La creación es un proceso más complejo, que considera que no todo debe recrearse siempre. Un creador es capaz de reconocer lo clásico, que es permanente, inspirador y no debiera ser innovado. En la capacidad de distinción entre ambos hay implícito un acto de creatividad. Innovación suele ser la aplicación que hacen los emprendedores de lo que otros crean. Por tanto es un proceso diferente a la creatividad. Sin creadores, no hay innovadores, pero sin innovadores, si hay creadores. La cultura se caracteriza y se nutre de estos últimos.

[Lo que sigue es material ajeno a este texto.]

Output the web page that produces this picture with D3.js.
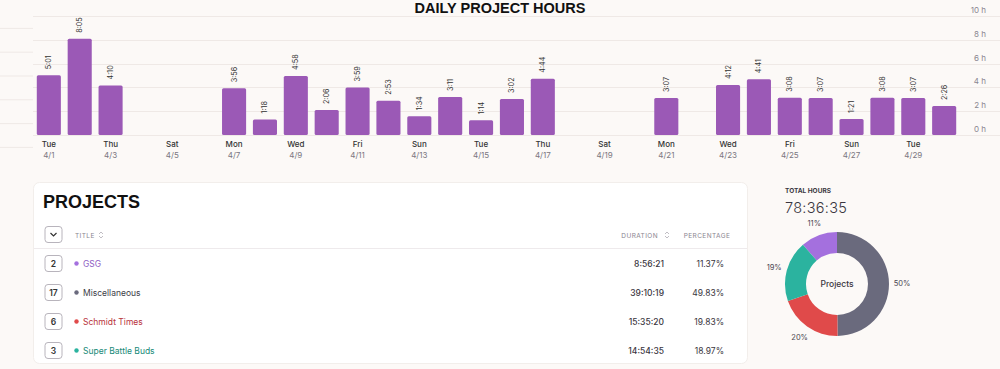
<!DOCTYPE html>
<html>
<head>
<meta charset="utf-8">
<script src="https://cdn.jsdelivr.net/npm/d3@7"></script>
<style>
  html, body { margin: 0; padding: 0; background: #fcf9f7; }
  svg { display: block; font-family: Inter, "Noto Sans", sans-serif; }
</style>
</head>
<body>
<div id="js_chart"></div>
<script>
// daily hours, April 2025
const days = ["4/1","4/2","4/3","4/4","4/5","4/6","4/7","4/8","4/9","4/10",
  "4/11","4/12","4/13","4/14","4/15","4/16","4/17","4/18","4/19","4/20",
  "4/21","4/22","4/23","4/24","4/25","4/26","4/27","4/28","4/29","4/30"];
const hours = ["5:01","8:05","4:10","","","","3:56","1:18","4:58","2:06",
  "3:59","2:53","1:34","3:11","1:14","3:02","4:44","","","",
  "3:07","","4:12","4:41","3:08","3:07","1:21","3:08","3:07","2:26"];
const yTicks = [0, 2, 4, 6, 8, 10];

// projects table
const projects = ["GSG", "Miscellaneous", "Schmidt Times", "Super Battle Buds"];
const entries = [2, 17, 6, 3];
const durations = ["8:56:21", "39:10:19", "15:35:20", "14:54:35"];
const percentages = [11.37, 49.83, 19.83, 18.97];
const dotColors = ["#a470de", "#6a6a7d", "#e04a4a", "#2bb39f"];
const nameColors = ["#8d5cc4", "#3d3d48", "#b8323a", "#178a78"];
const totalHours = "78:36:35";

const parseH = s => {
  if (!s) return 0;
  const [h, m] = s.split(":").map(Number);
  return h + m / 60;
};
const dateOf = d => new Date(2025, +d.split("/")[0] - 1, +d.split("/")[1]);

const svg = d3.select("#js_chart")
  .append("svg")
  .attr("width", 1000)
  .attr("height", 369);

// ---- bar chart ----
const x = d3.scaleBand(days, [30, 963]).paddingInner(0.22).paddingOuter(0.22);
const y = d3.scaleLinear([0, 10], [135, 16]);

// faint lines at the far left
svg.append("g")
  .selectAll("line")
  .data([9, 7, 5, 3, 1, -1])
  .join("line")
    .attr("x1", 0).attr("x2", 33)
    .attr("y1", d => y(d) + 0.5).attr("y2", d => y(d) + 0.5)
    .attr("stroke", "#efe9e6");

const grid = svg.append("g");
grid.selectAll("line")
  .data(yTicks)
  .join("line")
    .attr("x1", 33).attr("x2", 1000)
    .attr("y1", d => Math.round(y(d)) + 0.5).attr("y2", d => Math.round(y(d)) + 0.5)
    .attr("stroke", "#efe9e6");
grid.selectAll("text")
  .data(yTicks)
  .join("text")
    .attr("x", 986)
    .attr("y", d => y(d) - 3)
    .attr("text-anchor", "end")
    .attr("font-size", 8)
    .attr("fill", "#8a8690")
    .text(d => d + " h");

svg.append("text")
  .attr("x", 500).attr("y", 13)
  .attr("text-anchor", "middle")
  .attr("font-family", "'Liberation Sans', Arial, sans-serif")
  .attr("font-weight", "bold")
  .attr("font-size", 14.5)
  .attr("fill", "#111")
  .text("DAILY PROJECT HOURS");

const bars = svg.append("g")
  .selectAll("g")
  .data(days.map((d, i) => ({ day: d, label: hours[i], v: parseH(hours[i]) })).filter(d => d.v > 0))
  .join("g");
bars.append("rect")
  .attr("x", d => x(d.day))
  .attr("y", d => y(d.v))
  .attr("width", x.bandwidth())
  .attr("height", d => y(0) - y(d.v))
  .attr("rx", 1.5)
  .attr("fill", "#9b59b6");
bars.append("text")
  .attr("transform", d => `translate(${x(d.day) + x.bandwidth() / 2 + 2.5},${y(d.v) - 6}) rotate(-90)`)
  .attr("font-size", 7.2)
  .attr("fill", "#333")
  .text(d => d.label);

const ticks = svg.append("g")
  .selectAll("g")
  .data(days.filter((d, i) => i % 2 === 0))
  .join("g")
    .attr("transform", d => `translate(${x(d) + x.bandwidth() / 2},0)`);
ticks.append("text")
  .attr("y", 147).attr("text-anchor", "middle")
  .attr("font-size", 8).attr("font-weight", 500).attr("fill", "#333")
  .text(d => d3.timeFormat("%a")(dateOf(d)));
ticks.append("text")
  .attr("y", 158).attr("text-anchor", "middle")
  .attr("font-size", 8).attr("fill", "#7a7680")
  .text(d => d);

// ---- projects table ----
const card = svg.append("g");
card.append("rect")
  .attr("x", 33.5).attr("y", 182.5)
  .attr("width", 714).attr("height", 181)
  .attr("rx", 6)
  .attr("fill", "#fff")
  .attr("stroke", "#f2eeeb");
card.append("text")
  .attr("x", 43).attr("y", 208)
  .attr("font-family", "'Liberation Sans', Arial, sans-serif")
  .attr("font-weight", "bold").attr("font-size", 18).attr("fill", "#111")
  .text("PROJECTS");

function box(g, cx, cy) {
  g.append("rect")
    .attr("x", cx - 8.5).attr("y", cy - 8)
    .attr("width", 17).attr("height", 16)
    .attr("rx", 3)
    .attr("fill", "#fff")
    .attr("stroke", "#b8b4bc");
}
function sortIcon(g, cx, cy) {
  g.append("path")
    .attr("d", `M${cx - 2},${cy - 1} L${cx},${cy - 3} L${cx + 2},${cy - 1} M${cx - 2},${cy + 1} L${cx},${cy + 3} L${cx + 2},${cy + 1}`)
    .attr("fill", "none").attr("stroke", "#b0acb4").attr("stroke-width", 0.8);
}

box(card, 53.5, 234.5);
card.append("path")
  .attr("d", "M50.5,233 L53.5,236 L56.5,233")
  .attr("fill", "none").attr("stroke", "#333").attr("stroke-width", 1.2);

const header = { "font-size": 6.5, "fill": "#8a8690", "letter-spacing": 0.4 };
const hTitle = card.append("text").attr("x", 75).attr("y", 237.5).text("TITLE");
const hDur = card.append("text").attr("x", 658).attr("y", 237.5).attr("text-anchor", "end").text("DURATION");
const hPct = card.append("text").attr("x", 707).attr("y", 237.5).attr("text-anchor", "middle").text("PERCENTAGE");
[hTitle, hDur, hPct].forEach(t => Object.entries(header).forEach(([k, v]) => t.attr(k, v)));
sortIcon(card, 101, 235);
sortIcon(card, 667, 235);

card.append("line")
  .attr("x1", 34).attr("x2", 747)
  .attr("y1", 248.5).attr("y2", 248.5)
  .attr("stroke", "#eeeaec");

const rowY = d3.scalePoint(projects, [263.5, 350.5]);
const rows = card.selectAll("g.row")
  .data(projects)
  .join("g")
    .attr("class", "row")
    .attr("transform", d => `translate(0,${rowY(d)})`);
rows.each(function (d, i) {
  const g = d3.select(this);
  box(g, 53.5, 0);
  g.append("text")
    .attr("x", 53.5).attr("y", 3)
    .attr("text-anchor", "middle")
    .attr("font-size", 8.5).attr("font-weight", 600).attr("fill", "#333")
    .text(entries[i]);
  g.append("circle")
    .attr("cx", 76.5).attr("cy", 0).attr("r", 2.2)
    .attr("fill", dotColors[i]);
  g.append("text")
    .attr("x", 83).attr("y", 3)
    .attr("font-size", 8.5).attr("fill", nameColors[i])
    .text(d);
  g.append("text")
    .attr("x", 664).attr("y", 3)
    .attr("text-anchor", "end")
    .attr("font-size", 8.5).attr("font-weight", 500).attr("fill", "#3a3640")
    .text(durations[i]);
  g.append("text")
    .attr("x", 724).attr("y", 3)
    .attr("text-anchor", "end")
    .attr("font-size", 8.5).attr("fill", "#3a3640")
    .text(percentages[i].toFixed(2) + "%");
});

// ---- donut ----
svg.append("text")
  .attr("x", 785).attr("y", 192.5)
  .attr("font-size", 6.5).attr("font-weight", 700).attr("fill", "#3a3640")
  .text("TOTAL HOURS");
svg.append("text")
  .attr("x", 785).attr("y", 212.5)
  .attr("font-size", 14.5).attr("font-weight", 300).attr("fill", "#3a3640")
  .attr("letter-spacing", 0.3)
  .text(totalHours);

const cx = 837, cy = 284;
const pie = d3.pie().value(d => d.pct);
const arcs = pie(projects.map((p, i) => ({ name: p, pct: percentages[i], color: dotColors[i] })));
const arc = d3.arc().innerRadius(31).outerRadius(52);
const labelArc = d3.arc().innerRadius(65).outerRadius(65);

const donut = svg.append("g").attr("transform", `translate(${cx},${cy})`);
donut.selectAll("path")
  .data(arcs)
  .join("path")
    .attr("d", arc)
    .attr("fill", d => d.data.color);
donut.selectAll("text.pct")
  .data(arcs)
  .join("text")
    .attr("class", "pct")
    .attr("transform", d => `translate(${labelArc.centroid(d)})`)
    .attr("text-anchor", "middle")
    .attr("dy", "0.35em")
    .attr("font-size", 7.5).attr("fill", "#4a4650")
    .text(d => Math.round(d.data.pct) + "%");
donut.append("text")
  .attr("text-anchor", "middle").attr("dy", "0.35em")
  .attr("font-size", 8.5).attr("font-weight", 500).attr("fill", "#3a3640")
  .text("Projects");
</script>
</body>
</html>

Un tercer aspecto es la sobrevaloración, en las políticas públicas y en especial los fondos concursables, de la individualidad del artista y su proyecto. Lo que no es erróneo, pero insuficiente; debe ir acompañado del estímulo al trabajo grupal, de equipo, de alianzas mixtas creadores/gestores/espacios. Es preciso profundizar el otorgamiento de fondos públicos a elencos profesionales, como ocurre desde hace poco con las orquestas regionales y a las otras instituciones colaboradoras, agregando un fondo de confianza en las entidades tradicionales que han sido capaces de administrar grandes espacios y serán por tanto capaces de asignarlos a compañías artísticas sin la intervención directa del Estado. En esta línea se inscribe la idea de crear un Consejo Nacional de la Infraestructura y la Gestión.
El cuarto punto es estimular la filantropía. No calza el alto porcentaje de fortunas y de millonarios que detenta nuestro país con la baja valoración que tiene el que éstos hagan donación de ellas para devolver en parte lo que la sociedad les ha permitido. Es evidente que esta situación sólo la pueden revertir los propios detentores de la riqueza. El Estado se preocupa de que no se utilice este mecanismo para evadir impuestos y no de estimular donaciones generosas. La ciudadanía debe estar alerta para reconocer adecuadamente cuando ello ocurra. Ello debiera incrementar fuertemente los recursos económicos para las artes.
Ahora, si preguntamos por ejemplos de centralidad que debiera tener la cultura, podemos fijarnos en el ingenioso festival de teatro en miniatura -Lambe Lambe- desarrollado en oficinas municipales y del Registro Civil, o en la propuesta ciudadana, en Valparaíso, de cambiar el nombre de la arteria principal - donde se ubica el Congreso- por el de una figura de la cultura.
No se entienda como una medida electoral ni inmediata, sino como un prolongado debate ciudadano que haga pensar sobre el lugar que debe ocupar la cultura en nuestras ciudades, quizás su mejor resultado no sea una alteración urbana, sino una reflexión colectiva de porqué nuestras grandes figuras del arte están ausentes de los espacios donde transitan, viven - hasta legislan - las personas que son, finalmente, los destinatarios de la obra creativa.
Eso, ya sería un avance. Un debate a partir de estos cuatro puntos, sería otro.